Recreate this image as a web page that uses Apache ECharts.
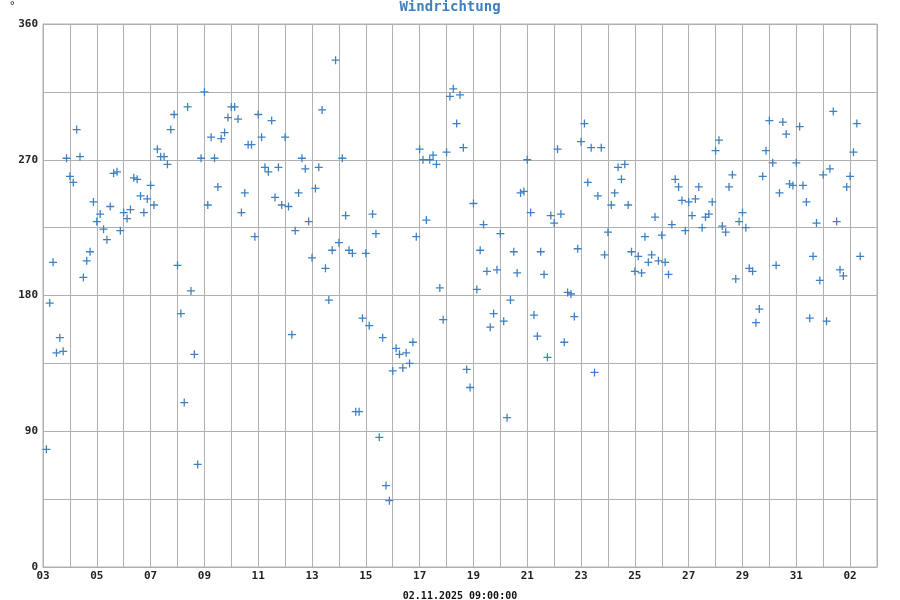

==

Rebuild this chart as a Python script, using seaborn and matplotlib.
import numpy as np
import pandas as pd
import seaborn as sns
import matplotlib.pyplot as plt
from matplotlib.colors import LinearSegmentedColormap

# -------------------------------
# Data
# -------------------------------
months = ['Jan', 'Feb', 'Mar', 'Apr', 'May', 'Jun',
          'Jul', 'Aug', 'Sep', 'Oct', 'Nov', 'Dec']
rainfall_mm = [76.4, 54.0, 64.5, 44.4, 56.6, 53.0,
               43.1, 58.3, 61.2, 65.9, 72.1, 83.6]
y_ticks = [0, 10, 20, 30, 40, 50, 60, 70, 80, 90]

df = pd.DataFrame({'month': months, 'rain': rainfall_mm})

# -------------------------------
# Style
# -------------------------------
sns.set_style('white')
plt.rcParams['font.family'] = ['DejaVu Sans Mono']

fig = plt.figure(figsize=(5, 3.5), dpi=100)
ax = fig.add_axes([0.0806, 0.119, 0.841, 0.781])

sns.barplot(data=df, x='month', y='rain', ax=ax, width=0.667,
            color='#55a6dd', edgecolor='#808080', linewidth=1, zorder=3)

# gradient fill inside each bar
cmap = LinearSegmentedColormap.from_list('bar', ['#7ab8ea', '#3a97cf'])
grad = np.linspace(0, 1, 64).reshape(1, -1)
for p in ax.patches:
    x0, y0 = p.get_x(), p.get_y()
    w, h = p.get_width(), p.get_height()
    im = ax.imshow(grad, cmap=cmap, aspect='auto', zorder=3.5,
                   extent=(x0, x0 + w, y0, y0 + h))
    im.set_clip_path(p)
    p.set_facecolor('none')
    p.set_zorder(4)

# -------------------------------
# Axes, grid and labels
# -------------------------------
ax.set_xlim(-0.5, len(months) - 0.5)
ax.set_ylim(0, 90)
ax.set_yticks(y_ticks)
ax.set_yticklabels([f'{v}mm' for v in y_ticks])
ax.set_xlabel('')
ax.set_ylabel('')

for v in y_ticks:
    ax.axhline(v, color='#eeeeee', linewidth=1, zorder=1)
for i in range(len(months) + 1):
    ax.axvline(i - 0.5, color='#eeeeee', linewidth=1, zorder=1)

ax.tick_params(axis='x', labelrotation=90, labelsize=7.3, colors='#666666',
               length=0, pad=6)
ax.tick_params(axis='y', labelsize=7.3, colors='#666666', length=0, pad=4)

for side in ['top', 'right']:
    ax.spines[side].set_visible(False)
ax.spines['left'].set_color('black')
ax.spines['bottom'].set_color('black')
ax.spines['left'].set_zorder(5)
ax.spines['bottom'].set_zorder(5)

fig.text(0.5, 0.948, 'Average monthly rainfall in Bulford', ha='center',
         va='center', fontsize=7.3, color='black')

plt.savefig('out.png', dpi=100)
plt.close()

==

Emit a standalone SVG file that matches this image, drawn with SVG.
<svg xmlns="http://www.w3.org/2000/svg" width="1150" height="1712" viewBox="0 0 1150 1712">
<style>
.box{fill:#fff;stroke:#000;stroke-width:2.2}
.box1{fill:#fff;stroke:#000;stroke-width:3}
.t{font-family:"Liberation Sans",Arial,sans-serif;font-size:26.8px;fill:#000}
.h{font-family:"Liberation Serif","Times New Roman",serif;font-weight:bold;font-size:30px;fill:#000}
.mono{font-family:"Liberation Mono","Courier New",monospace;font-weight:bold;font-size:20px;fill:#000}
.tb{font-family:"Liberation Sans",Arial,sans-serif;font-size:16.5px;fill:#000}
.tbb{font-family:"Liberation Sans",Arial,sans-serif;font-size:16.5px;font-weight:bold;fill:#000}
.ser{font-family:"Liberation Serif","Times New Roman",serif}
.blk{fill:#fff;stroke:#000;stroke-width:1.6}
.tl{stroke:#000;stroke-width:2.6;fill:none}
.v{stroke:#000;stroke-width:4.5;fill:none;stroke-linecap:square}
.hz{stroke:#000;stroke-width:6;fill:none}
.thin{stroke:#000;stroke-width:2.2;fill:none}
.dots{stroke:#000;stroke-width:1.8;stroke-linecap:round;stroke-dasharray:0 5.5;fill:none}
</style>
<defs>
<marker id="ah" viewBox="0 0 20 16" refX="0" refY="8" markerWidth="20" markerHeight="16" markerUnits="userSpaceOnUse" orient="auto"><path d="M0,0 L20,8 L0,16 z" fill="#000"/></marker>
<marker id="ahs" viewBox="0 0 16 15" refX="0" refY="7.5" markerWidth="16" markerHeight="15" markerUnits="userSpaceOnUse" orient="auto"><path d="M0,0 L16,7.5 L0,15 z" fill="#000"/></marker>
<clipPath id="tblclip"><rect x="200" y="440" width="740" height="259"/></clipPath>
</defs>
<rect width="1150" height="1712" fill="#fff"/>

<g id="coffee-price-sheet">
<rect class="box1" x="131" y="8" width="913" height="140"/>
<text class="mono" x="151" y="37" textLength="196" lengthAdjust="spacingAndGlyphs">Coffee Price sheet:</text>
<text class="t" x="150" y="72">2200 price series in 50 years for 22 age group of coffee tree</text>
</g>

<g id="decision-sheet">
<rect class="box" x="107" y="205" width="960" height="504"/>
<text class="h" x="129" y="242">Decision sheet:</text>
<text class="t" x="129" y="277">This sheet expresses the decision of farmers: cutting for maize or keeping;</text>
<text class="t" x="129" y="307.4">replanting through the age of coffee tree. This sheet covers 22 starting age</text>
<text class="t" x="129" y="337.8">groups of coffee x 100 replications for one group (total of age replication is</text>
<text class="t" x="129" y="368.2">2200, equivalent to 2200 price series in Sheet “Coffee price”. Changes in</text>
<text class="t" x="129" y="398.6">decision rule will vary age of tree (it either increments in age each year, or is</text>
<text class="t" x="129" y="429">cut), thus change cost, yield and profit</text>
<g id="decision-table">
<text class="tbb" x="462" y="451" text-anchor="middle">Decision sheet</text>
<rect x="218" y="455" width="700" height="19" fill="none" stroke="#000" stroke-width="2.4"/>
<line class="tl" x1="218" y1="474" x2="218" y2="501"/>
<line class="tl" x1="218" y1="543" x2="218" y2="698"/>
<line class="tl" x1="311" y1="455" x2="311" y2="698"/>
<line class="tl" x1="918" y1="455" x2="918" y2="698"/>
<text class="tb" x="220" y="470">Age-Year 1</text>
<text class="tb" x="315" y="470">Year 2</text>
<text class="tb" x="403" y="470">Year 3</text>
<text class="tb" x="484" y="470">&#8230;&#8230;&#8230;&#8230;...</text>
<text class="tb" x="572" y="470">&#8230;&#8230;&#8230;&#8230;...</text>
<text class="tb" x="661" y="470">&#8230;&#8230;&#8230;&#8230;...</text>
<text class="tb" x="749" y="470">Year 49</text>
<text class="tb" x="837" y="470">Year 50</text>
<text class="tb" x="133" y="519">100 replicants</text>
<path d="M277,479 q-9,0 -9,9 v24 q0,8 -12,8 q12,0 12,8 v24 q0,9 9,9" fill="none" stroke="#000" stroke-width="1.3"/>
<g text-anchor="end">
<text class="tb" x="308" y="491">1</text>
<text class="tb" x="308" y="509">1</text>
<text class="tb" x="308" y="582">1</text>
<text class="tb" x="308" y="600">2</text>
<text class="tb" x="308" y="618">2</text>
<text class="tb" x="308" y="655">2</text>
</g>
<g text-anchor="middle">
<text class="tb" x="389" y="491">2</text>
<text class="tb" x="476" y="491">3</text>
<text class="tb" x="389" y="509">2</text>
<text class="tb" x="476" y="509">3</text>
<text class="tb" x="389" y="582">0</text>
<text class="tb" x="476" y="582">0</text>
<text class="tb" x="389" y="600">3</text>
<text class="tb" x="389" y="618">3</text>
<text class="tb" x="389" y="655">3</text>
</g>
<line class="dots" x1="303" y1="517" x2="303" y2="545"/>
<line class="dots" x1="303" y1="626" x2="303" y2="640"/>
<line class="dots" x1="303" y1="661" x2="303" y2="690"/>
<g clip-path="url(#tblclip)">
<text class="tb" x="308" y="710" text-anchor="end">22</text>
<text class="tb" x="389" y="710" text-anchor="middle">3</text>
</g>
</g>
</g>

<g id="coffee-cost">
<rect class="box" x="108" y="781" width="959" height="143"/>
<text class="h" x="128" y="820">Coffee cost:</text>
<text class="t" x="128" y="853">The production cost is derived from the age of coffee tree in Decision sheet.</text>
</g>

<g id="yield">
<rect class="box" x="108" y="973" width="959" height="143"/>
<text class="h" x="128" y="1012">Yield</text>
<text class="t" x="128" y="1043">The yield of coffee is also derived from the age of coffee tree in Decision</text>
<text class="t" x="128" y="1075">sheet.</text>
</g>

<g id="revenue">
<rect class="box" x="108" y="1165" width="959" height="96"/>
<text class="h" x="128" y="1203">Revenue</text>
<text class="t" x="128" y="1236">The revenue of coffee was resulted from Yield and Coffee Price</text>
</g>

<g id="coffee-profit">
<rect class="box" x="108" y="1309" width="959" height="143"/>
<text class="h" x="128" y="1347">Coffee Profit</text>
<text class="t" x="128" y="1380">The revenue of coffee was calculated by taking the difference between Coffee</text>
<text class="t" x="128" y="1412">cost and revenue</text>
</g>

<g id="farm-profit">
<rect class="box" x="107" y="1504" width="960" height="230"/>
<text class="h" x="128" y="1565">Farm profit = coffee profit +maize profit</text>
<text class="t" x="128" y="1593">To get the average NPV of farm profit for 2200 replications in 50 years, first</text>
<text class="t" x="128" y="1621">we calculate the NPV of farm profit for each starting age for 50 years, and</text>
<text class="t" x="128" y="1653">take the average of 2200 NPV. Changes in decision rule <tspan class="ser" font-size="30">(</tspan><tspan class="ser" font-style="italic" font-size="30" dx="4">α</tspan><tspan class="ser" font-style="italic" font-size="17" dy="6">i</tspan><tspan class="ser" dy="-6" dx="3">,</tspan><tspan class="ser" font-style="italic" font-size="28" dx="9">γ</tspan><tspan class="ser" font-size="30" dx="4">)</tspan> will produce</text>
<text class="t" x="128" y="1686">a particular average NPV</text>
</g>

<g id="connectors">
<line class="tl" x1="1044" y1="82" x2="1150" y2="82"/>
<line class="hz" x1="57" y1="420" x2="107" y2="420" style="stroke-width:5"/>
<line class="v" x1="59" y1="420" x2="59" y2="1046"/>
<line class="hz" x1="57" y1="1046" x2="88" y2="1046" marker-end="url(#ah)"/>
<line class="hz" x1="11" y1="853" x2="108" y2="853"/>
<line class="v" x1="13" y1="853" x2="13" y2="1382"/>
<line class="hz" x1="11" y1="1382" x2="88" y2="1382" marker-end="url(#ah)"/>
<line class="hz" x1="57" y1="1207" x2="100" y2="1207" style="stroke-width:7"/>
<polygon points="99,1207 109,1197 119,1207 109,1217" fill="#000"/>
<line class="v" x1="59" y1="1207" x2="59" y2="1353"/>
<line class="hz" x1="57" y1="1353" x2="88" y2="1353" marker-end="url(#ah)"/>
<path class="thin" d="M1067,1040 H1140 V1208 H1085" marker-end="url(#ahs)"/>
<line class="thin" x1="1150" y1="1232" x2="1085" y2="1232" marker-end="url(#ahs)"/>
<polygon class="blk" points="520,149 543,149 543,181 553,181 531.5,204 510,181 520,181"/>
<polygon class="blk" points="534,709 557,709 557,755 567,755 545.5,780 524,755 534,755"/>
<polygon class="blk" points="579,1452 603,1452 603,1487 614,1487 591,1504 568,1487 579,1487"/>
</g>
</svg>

(Job) Above this instruction are the records; retype exactly the lines from the one containing "Rebuild this chart" up to and including the one containing "from matplotlib.colors import".

(Expected answer)
Rebuild this chart as a Python script, using seaborn and matplotlib.
import numpy as np
import pandas as pd
import seaborn as sns
import matplotlib.pyplot as plt
from matplotlib.colors import LinearSegmentedColormap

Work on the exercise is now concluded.